• **Collected material**
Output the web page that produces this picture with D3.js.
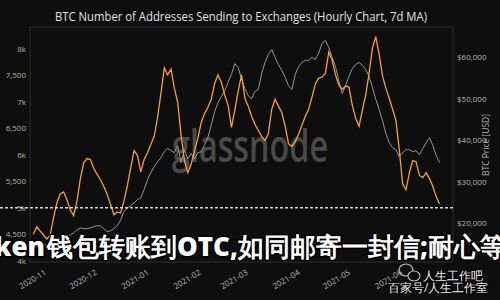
<!DOCTYPE html>
<html>
<head>
<meta charset="utf-8">
<script src="https://cdn.jsdelivr.net/npm/d3@7"></script>
<style>
  html, body { margin: 0; padding: 0; background: #0e0e0e; }
  svg { display: block; }
  text { font-family: "Open Sans", "Noto Sans", sans-serif; }
</style>
</head>
<body>
<div id="chart"></div>
<script>
// series sampled every 2 days from the start date
const startDate = "2020-10-23";
const stepDays = 2;

// addresses sending to exchanges (7d MA), left axis
const addresses = [
  4500, 4640, 4560, 4490, 4410, 4480, 4810, 5090, 5260, 5300,
  5150, 4960, 4850, 5130, 5550, 5850, 5930, 5910, 5740, 5630,
  5530, 5400, 5250, 5060, 4870, 4920, 4900, 5130, 5420, 5760,
  6080, 5990, 5680, 5910, 6040, 6200, 6350, 6710, 7160, 7640,
  7510, 7620, 7260, 6990, 6370, 5890, 5660, 5820, 6080, 6310,
  6610, 6780, 6900, 7050, 7350, 7510, 7370, 7130, 6940, 6520,
  6840, 7200, 7510, 7070, 6920, 6730, 6580, 6460, 6350, 6270,
  6400, 6860, 7050, 6920, 6800, 6540, 6210, 6160, 6250, 6390,
  6560, 6730, 6860, 7090, 7340, 7450, 7470, 7540, 7940, 7790,
  7510, 7320, 7240, 7300, 7280, 6940, 6690, 6540, 6840, 7130,
  7540, 8020, 8230, 7900, 7490, 7260, 7070, 6860, 6650, 6100,
  5450, 5340, 5660, 5890, 5870, 5610, 5570, 5660, 5550, 5400,
  5210, 5070
];

// BTC price in USD, right axis
const price = [
  14100, 14300, 14600, 14800, 14800, 15300, 15500, 16000, 16500, 16700,
  17000, 17200, 17700, 18400, 18900, 18700, 18700, 18900, 19200, 19400,
  19400, 18700, 18000, 18200, 18700, 19400, 20800, 22800, 23700, 24200,
  24900, 25700, 26100, 28100, 30500, 32200, 33600, 34800, 35800, 37200,
  38000, 37500, 37000, 38700, 34600, 37700, 35500, 36800, 35500, 37000,
  37200, 38900, 40600, 43700, 46900, 49000, 50500, 51900, 53900, 55800,
  58400, 57500, 54800, 52400, 50700, 50000, 51700, 52200, 56000, 58700,
  60600, 61800, 59900, 58200, 56800, 55100, 53100, 52200, 55800, 57700,
  58700, 59200, 59200, 59900, 59400, 60900, 63300, 64000, 62300, 59900,
  57700, 54300, 51200, 53100, 55300, 57200, 58200, 58700, 58000, 57000,
  55300, 52700, 49800, 47400, 44700, 41600, 39400, 38200, 37700, 36000,
  37000, 37700, 37700, 37200, 37500, 36500, 38000, 39400, 40600, 38700,
  36300, 34600
];

const leftTicks = [4000, 4500, 5000, 5500, 6000, 6500, 7000, 7500, 8000];
const rightTicks = [20000, 30000, 40000, 50000, 60000];
const monthTicks = ["2020-11-01", "2020-12-01", "2021-01-01", "2021-02-01",
  "2021-03-01", "2021-04-01", "2021-05-01", "2021-06-01"];
const xDomain = ["2020-10-21", "2021-06-30"];
const leftDomain = [3975, 8415];
const rightDomain = [10690, 67220];
const dashLevel = 5000;

const title = "BTC Number of Addresses Sending to Exchanges (Hourly Chart, 7d MA)";
const rightLabel = "BTC Price [USD]";
const overlayHead = "Token";
const overlayBody = "钱包转账到OTC,如同邮寄一封信;耐心等待";
const stampName = "人生工作吧";
const stampSource = "百家号/人生工作室";

const width = 500, height = 300;
const plot = { left: 30, right: 453, top: 27, bottom: 262 };

const parse = d3.timeParse("%Y-%m-%d");
const t0 = parse(startDate);
const dates = addresses.map((_, i) => d3.timeDay.offset(t0, i * stepDays));

const x = d3.scaleTime().domain(xDomain.map(parse)).range([plot.left, plot.right]);
const yLeft = d3.scaleLinear().domain(leftDomain).range([plot.bottom, plot.top]);
const yRight = d3.scaleLinear().domain(rightDomain).range([plot.bottom, plot.top]);

const svg = d3.select("#chart").append("svg")
  .attr("width", width).attr("height", height);

svg.append("rect").attr("width", width).attr("height", height).attr("fill", "#0e0e0e");

svg.append("text")
  .attr("x", 55).attr("y", 21)
  .attr("textLength", 372).attr("lengthAdjust", "spacingAndGlyphs")
  .attr("font-size", 13).attr("fill", "#e2e2e2")
  .text(title);

svg.append("rect")
  .attr("x", plot.left).attr("y", plot.top)
  .attr("width", plot.right - plot.left).attr("height", plot.bottom - plot.top)
  .attr("fill", "none").attr("stroke", "#2e2e2e");

// watermark behind the lines
svg.append("text")
  .attr("x", 172).attr("y", 162)
  .attr("textLength", 156).attr("lengthAdjust", "spacingAndGlyphs")
  .attr("font-size", 46).attr("font-weight", 600).attr("fill", "#4a4a4a")
  .text("glassnode");

const fmtLeft = v => v % 1000 === 0 ? (v / 1000) + "k" : d3.format(",")(v);

const gl = svg.append("g").attr("transform", `translate(${plot.left},0)`)
  .call(d3.axisLeft(yLeft).tickValues(leftTicks).tickSize(0).tickPadding(4).tickFormat(fmtLeft));
const gr = svg.append("g").attr("transform", `translate(${plot.right},0)`)
  .call(d3.axisRight(yRight).tickValues(rightTicks).tickSize(0).tickPadding(4).tickFormat(d3.format("$,")));
const gx = svg.append("g").attr("transform", `translate(0,${plot.bottom})`)
  .call(d3.axisBottom(x).tickValues(monthTicks.map(parse)).tickSize(0).tickFormat(d3.timeFormat("%Y-%m")));

[gl, gr, gx].forEach(g => {
  g.select(".domain").remove();
  g.selectAll("text")
    .attr("font-family", "Open Sans, Noto Sans, sans-serif")
    .attr("font-size", 8).attr("fill", "#b5b5b5");
});

gx.selectAll(".tick text")
  .attr("text-anchor", "end")
  .attr("y", 0).attr("dy", 0)
  .attr("transform", "translate(-2,12) rotate(-31)");

svg.append("text")
  .attr("transform", "translate(489,145) rotate(-90)")
  .attr("text-anchor", "middle")
  .attr("font-size", 8.5).attr("fill", "#b5b5b5")
  .text(rightLabel);

const priceLine = d3.line().x((d, i) => x(dates[i])).y(d => yRight(d));
const addrLine = d3.line().x((d, i) => x(dates[i])).y(d => yLeft(d));

svg.append("path").datum(price)
  .attr("d", priceLine)
  .attr("fill", "none").attr("stroke", "#96969c").attr("stroke-width", 1);

svg.append("path").datum(addresses)
  .attr("d", addrLine)
  .attr("fill", "none").attr("stroke", "#f5a133").attr("stroke-width", 1.3);

// overlay
svg.append("line")
  .attr("x1", 0).attr("x2", plot.right)
  .attr("y1", yLeft(dashLevel)).attr("y2", yLeft(dashLevel))
  .attr("stroke", "#d8d8d8").attr("stroke-width", 1.6).attr("stroke-dasharray", "3,2");

const overlay = svg.append("g")
  .attr("font-family", "Noto Sans CJK SC, sans-serif")
  .attr("font-weight", 800).attr("font-size", 26)
  .attr("fill", "#fff").attr("stroke", "#000").attr("stroke-width", 3)
  .attr("paint-order", "stroke").attr("stroke-linejoin", "round");

overlay.append("text").attr("x", 45).attr("y", 256).attr("text-anchor", "end").text(overlayHead);
overlay.append("text").attr("x", 47).attr("y", 256).text(overlayBody);

const stamp = svg.append("g");
stamp.append("ellipse").attr("cx", 406).attr("cy", 270).attr("rx", 7).attr("ry", 6)
  .attr("fill", "none").attr("stroke", "#bbb").attr("stroke-width", 1.2);
stamp.append("ellipse").attr("cx", 414).attr("cy", 276).attr("rx", 6).attr("ry", 5)
  .attr("fill", "#0e0e0e").attr("stroke", "#bbb").attr("stroke-width", 1.2);
stamp.append("text").attr("x", 423).attr("y", 280)
  .attr("font-family", "Noto Sans CJK SC, sans-serif").attr("font-size", 12)
  .attr("fill", "#f2f2f2").attr("stroke", "#000").attr("stroke-width", 2).attr("paint-order", "stroke")
  .text(stampName);
stamp.append("text").attr("x", 388).attr("y", 292)
  .attr("font-family", "Noto Sans CJK SC, sans-serif").attr("font-size", 12)
  .attr("fill", "#f2f2f2").attr("stroke", "#000").attr("stroke-width", 2).attr("paint-order", "stroke")
  .text(stampSource);
</script>
</body>
</html>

• **What the exercise asks**
Please extract exactly the lines of the data, from the first through the line containing "const stepDays = 2;", and add no pictures to the copy.

• **Result of this task**
Output the web page that produces this picture with D3.js.
<!DOCTYPE html>
<html>
<head>
<meta charset="utf-8">
<script src="https://cdn.jsdelivr.net/npm/d3@7"></script>
<style>
  html, body { margin: 0; padding: 0; background: #0e0e0e; }
  svg { display: block; }
  text { font-family: "Open Sans", "Noto Sans", sans-serif; }
</style>
</head>
<body>
<div id="chart"></div>
<script>
// series sampled every 2 days from the start date
const startDate = "2020-10-23";
const stepDays = 2;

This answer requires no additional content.